§ WHAT IS BEING ASKED
Include the line containing "[rounded corners=22pt, minimum" and all lines before it, repeated exactly from the listing below, without pictures.

§ COLLECTED DATA
--- BEGIN ---
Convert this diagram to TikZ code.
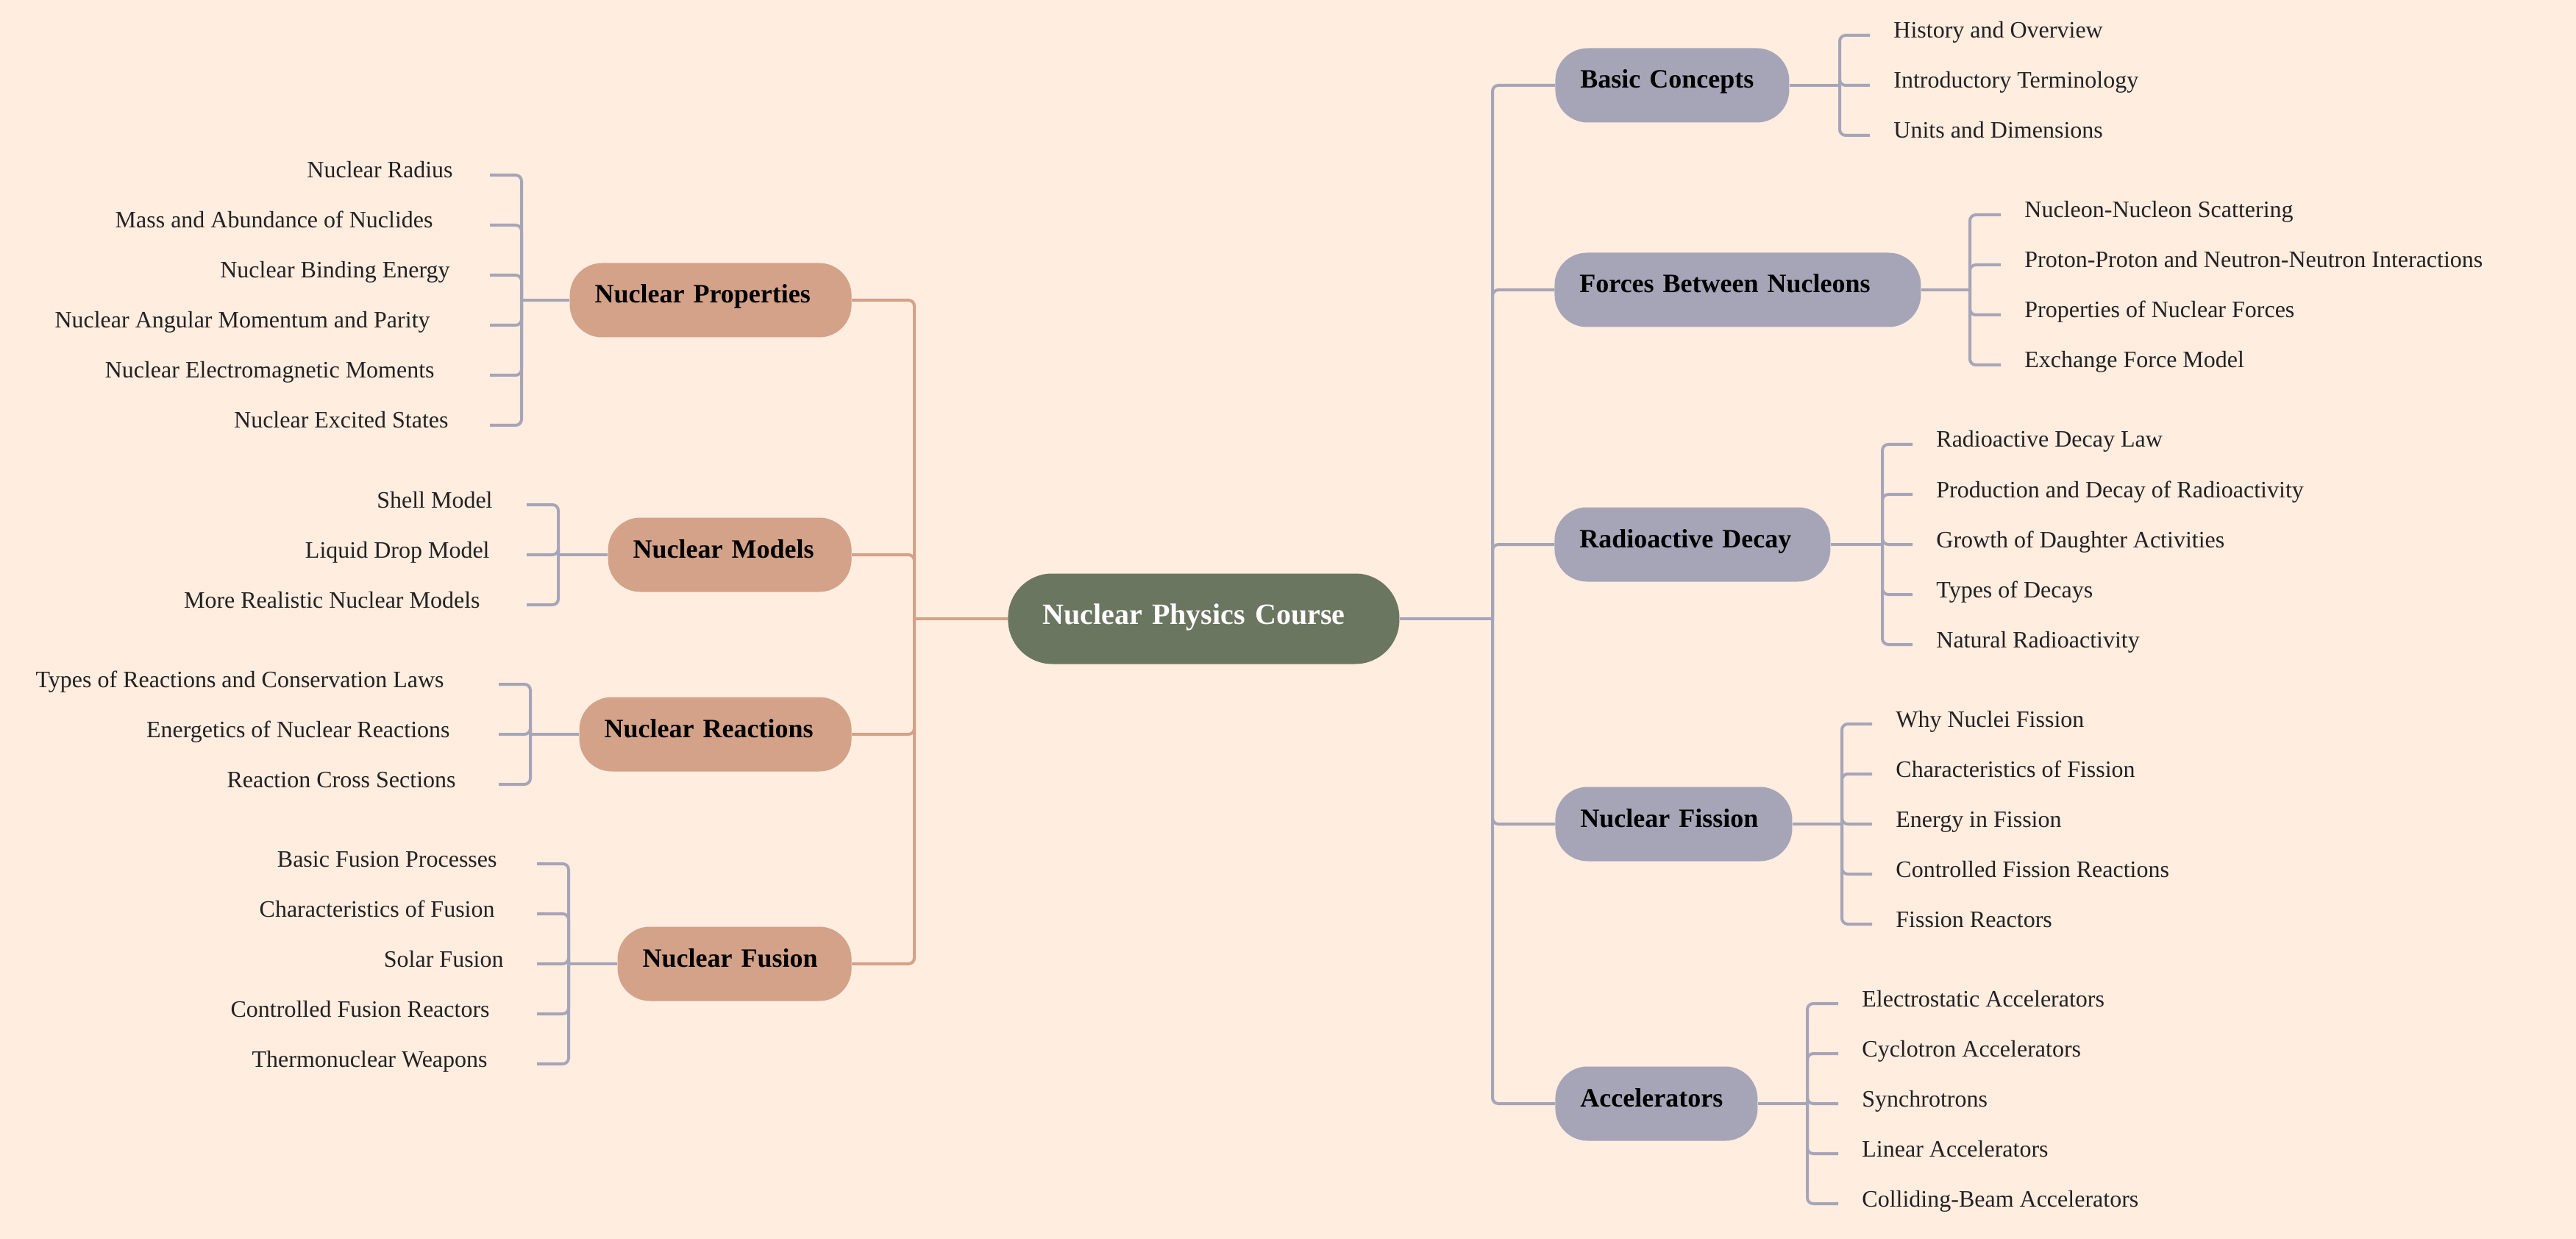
\documentclass[tikz,border=0pt]{standalone}
\usepackage{fontspec}
\setmainfont{Liberation Serif}
\definecolor{paper}{RGB}{255,237,224}
\definecolor{sage}{RGB}{107,118,96}
\definecolor{tan}{RGB}{211,162,137}
\definecolor{slate}{RGB}{166,165,184}
\definecolor{ink}{RGB}{34,34,34}
\tikzstyle{topic} = [rounded corners=22pt, minimum height=50.5pt, inner xsep=17pt, text height=12pt, text depth=8pt, align=left, font=\fontsize{18}{20}\selectfont\bfseries, text=black]

\begin{document}
\begin{tikzpicture}[x=0.5pt, y=-0.5pt,
			hub/.style = {fill=sage, text=white, rounded corners=30pt, minimum height=61.5pt, inner xsep=23.5pt, text width=219pt, text height=14pt, text depth=7pt, align=left, anchor=west, font=\fontsize{20}{22}\selectfont\bfseries},
			rbox/.style = {topic, fill=slate, anchor=west},
			lbox/.style = {topic, fill=tan, anchor=east},
			leaf/.style = {anchor=west, inner xsep=16pt, text height=10pt, text depth=6pt, text=ink, font=\fontsize{16}{18}\selectfont},
			lleaf/.style = {leaf, anchor=east, inner xsep=0pt},
			rline/.style = {draw=slate, line width=2pt, rounded corners=4pt},
			lline/.style = {draw=tan, line width=2pt, rounded corners=4pt},
			twig/.style = {draw=slate, line width=2pt, rounded corners=4pt}]
			\useasboundingbox (0,0) rectangle (3502,1684);
			\fill[paper] (0,0) rectangle (3502,1684);
			
			\node (npc)[hub] at (1370,841) {Nuclear Physics Course};
			\coordinate (rj) at (2029,841);
			\coordinate (lj) at (1243,841);
			
			\node (bc)[rbox, text width=125pt] at (2114,116) {Basic Concepts};
			\node (fbn)[rbox, text width=215pt] at (2113,394) {Forces Between Nucleons};
			\node (rd)[rbox, text width=153.5pt] at (2113,740) {Radioactive Decay};
			\node (nf)[rbox, text width=127pt] at (2114,1120) {Nuclear Fission};
			\node (acc)[rbox, text width=103.5pt] at (2114,1500) {Accelerators};
			
			\node (np)[lbox, text width=157.5pt] at (1158,408) {Nuclear Properties};
			\node (nm)[lbox, text width=131.5pt] at (1158,754) {Nuclear Models};
			\node (nr)[lbox, text width=151pt] at (1158,998) {Nuclear Reactions};
			\node (nu)[lbox, text width=125pt] at (1158,1310) {Nuclear Fusion};
			
			\draw[rline] (npc.east) -- (rj);
			\draw[lline] (npc.west) -- (lj);
			\draw[rline] (rj) |- (bc.west);
			\draw[rline] (rj) |- (fbn.west);
			\draw[rline] (rj) |- (rd.west);
			\draw[rline] (rj) |- (nf.west);
			\draw[rline] (rj) |- (acc.west);
			\draw[lline] (lj) |- (np.east);
			\draw[lline] (lj) |- (nm.east);
			\draw[lline] (lj) |- (nr.east);
			\draw[lline] (lj) |- (nu.east);
			
			\coordinate (bcj) at (2501,116);
			\node (bc1)[leaf] at (2542,48) {History and Overview};
			\node (bc2)[leaf] at (2542,116) {Introductory Terminology};
			\node (bc3)[leaf] at (2542,184) {Units and Dimensions};
			\draw[twig] (bc.east) -- (bcj);
			\draw[twig] (bcj) |- (bc1.west);
			\draw[twig] (bcj) |- (bc2.west);
			\draw[twig] (bcj) |- (bc3.west);
			
			\coordinate (fbnj) at (2678,394);
			\node (fbn1)[leaf] at (2720,292) {Nucleon-Nucleon Scattering};
			\node (fbn2)[leaf] at (2720,360) {Proton-Proton and Neutron-Neutron Interactions};
			\node (fbn3)[leaf] at (2720,428) {Properties of Nuclear Forces};
			\node (fbn4)[leaf] at (2720,496) {Exchange Force Model};
			\draw[twig] (fbn.east) -- (fbnj);
			\draw[twig] (fbnj) |- (fbn1.west);
			\draw[twig] (fbnj) |- (fbn2.west);
			\draw[twig] (fbnj) |- (fbn3.west);
			\draw[twig] (fbnj) |- (fbn4.west);
			
			\coordinate (rdj) at (2559,740);
			\node (rd1)[leaf] at (2600,604) {Radioactive Decay Law};
			\node (rd2)[leaf] at (2600,672) {Production and Decay of Radioactivity};
			\node (rd3)[leaf] at (2600,740) {Growth of Daughter Activities};
			\node (rd4)[leaf] at (2600,808) {Types of Decays};
			\node (rd5)[leaf] at (2600,876) {Natural Radioactivity};
			\draw[twig] (rd.east) -- (rdj);
			\draw[twig] (rdj) |- (rd1.west);
			\draw[twig] (rdj) |- (rd2.west);
			\draw[twig] (rdj) |- (rd3.west);
			\draw[twig] (rdj) |- (rd4.west);
			\draw[twig] (rdj) |- (rd5.west);
			
			\coordinate (nfj) at (2504,1120);
			\node (nf1)[leaf] at (2545,984) {Why Nuclei Fission};
			\node (nf2)[leaf] at (2545,1052) {Characteristics of Fission};
			\node (nf3)[leaf] at (2545,1120) {Energy in Fission};
			\node (nf4)[leaf] at (2545,1188) {Controlled Fission Reactions};
			\node (nf5)[leaf] at (2545,1256) {Fission Reactors};
			\draw[twig] (nf.east) -- (nfj);
			\draw[twig] (nfj) |- (nf1.west);
			\draw[twig] (nfj) |- (nf2.west);
			\draw[twig] (nfj) |- (nf3.west);
			\draw[twig] (nfj) |- (nf4.west);
			\draw[twig] (nfj) |- (nf5.west);
			
			\coordinate (accj) at (2457,1500);
			\node (acc1)[leaf] at (2499,1364) {Electrostatic Accelerators};
			\node (acc2)[leaf] at (2499,1432) {Cyclotron Accelerators};
			\node (acc3)[leaf] at (2499,1500) {Synchrotrons};
			\node (acc4)[leaf] at (2499,1568) {Linear Accelerators};
			\node (acc5)[leaf] at (2499,1636) {Colliding-Beam Accelerators};
			\draw[twig] (acc.east) -- (accj);
			\draw[twig] (accj) |- (acc1.west);
			\draw[twig] (accj) |- (acc2.west);
			\draw[twig] (accj) |- (acc3.west);
			\draw[twig] (accj) |- (acc4.west);
			\draw[twig] (accj) |- (acc5.west);
			
			\coordinate (npj) at (709,408);
			\coordinate (npx) at (666,408);
			\node (np1)[lleaf] at (616,238) {Nuclear Radius};
			\node (np2)[lleaf] at (589,306) {Mass and Abundance of Nuclides};
			\node (np3)[lleaf] at (612,374) {Nuclear Binding Energy};
			\node (np4)[lleaf] at (585,442) {Nuclear Angular Momentum and Parity};
			\node (np5)[lleaf] at (591,510) {Nuclear Electromagnetic Moments};
			\node (np6)[lleaf] at (610,578) {Nuclear Excited States};
			\draw[twig] (np.west) -- (npj);
			\draw[twig] (npj) |- (npx |- np1);
			\draw[twig] (npj) |- (npx |- np2);
			\draw[twig] (npj) |- (npx |- np3);
			\draw[twig] (npj) |- (npx |- np4);
			\draw[twig] (npj) |- (npx |- np5);
			\draw[twig] (npj) |- (npx |- np6);
			
			\coordinate (nmj) at (759,754);
			\coordinate (nmx) at (716,754);
			\node (nm1)[lleaf] at (670,686) {Shell Model};
			\node (nm2)[lleaf] at (666,754) {Liquid Drop Model};
			\node (nm3)[lleaf] at (653,822) {More Realistic Nuclear Models};
			\draw[twig] (nm.west) -- (nmj);
			\draw[twig] (nmj) |- (nmx |- nm1);
			\draw[twig] (nmj) |- (nmx |- nm2);
			\draw[twig] (nmj) |- (nmx |- nm3);
			
			\coordinate (nrj) at (721,998);
			\coordinate (nrx) at (678,998);
			\node (nr1)[lleaf] at (604,930) {Types of Reactions and Conservation Laws};
			\node (nr2)[lleaf] at (612,998) {Energetics of Nuclear Reactions};
			\node (nr3)[lleaf] at (620,1066) {Reaction Cross Sections};
			\draw[twig] (nr.west) -- (nrj);
			\draw[twig] (nrj) |- (nrx |- nr1);
			\draw[twig] (nrj) |- (nrx |- nr2);
			\draw[twig] (nrj) |- (nrx |- nr3);
			
			\coordinate (nuj) at (773,1310);
			\coordinate (nux) at (730,1310);
			\node (nu1)[lleaf] at (676,1174) {Basic Fusion Processes};
			\node (nu2)[lleaf] at (673,1242) {Characteristics of Fusion};
			\node (nu3)[lleaf] at (685,1310) {Solar Fusion};
			\node (nu4)[lleaf] at (666,1378) {Controlled Fusion Reactors};
			\node (nu5)[lleaf] at (663,1446) {Thermonuclear Weapons};
			\draw[twig] (nu.west) -- (nuj);
			\draw[twig] (nuj) |- (nux |- nu1);
			\draw[twig] (nuj) |- (nux |- nu2);
			\draw[twig] (nuj) |- (nux |- nu3);
			\draw[twig] (nuj) |- (nux |- nu4);
			\draw[twig] (nuj) |- (nux |- nu5);
		\end{tikzpicture}
\end{document}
--- END ---
§ OUTPUT BELOW
Convert this diagram to TikZ code.
\documentclass[tikz,border=0pt]{standalone}
\usepackage{fontspec}
\setmainfont{Liberation Serif}
\definecolor{paper}{RGB}{255,237,224}
\definecolor{sage}{RGB}{107,118,96}
\definecolor{tan}{RGB}{211,162,137}
\definecolor{slate}{RGB}{166,165,184}
\definecolor{ink}{RGB}{34,34,34}
\tikzstyle{topic} = [rounded corners=22pt, minimum height=50.5pt, inner xsep=17pt, text height=12pt, text depth=8pt, align=left, font=\fontsize{18}{20}\selectfont\bfseries, text=black]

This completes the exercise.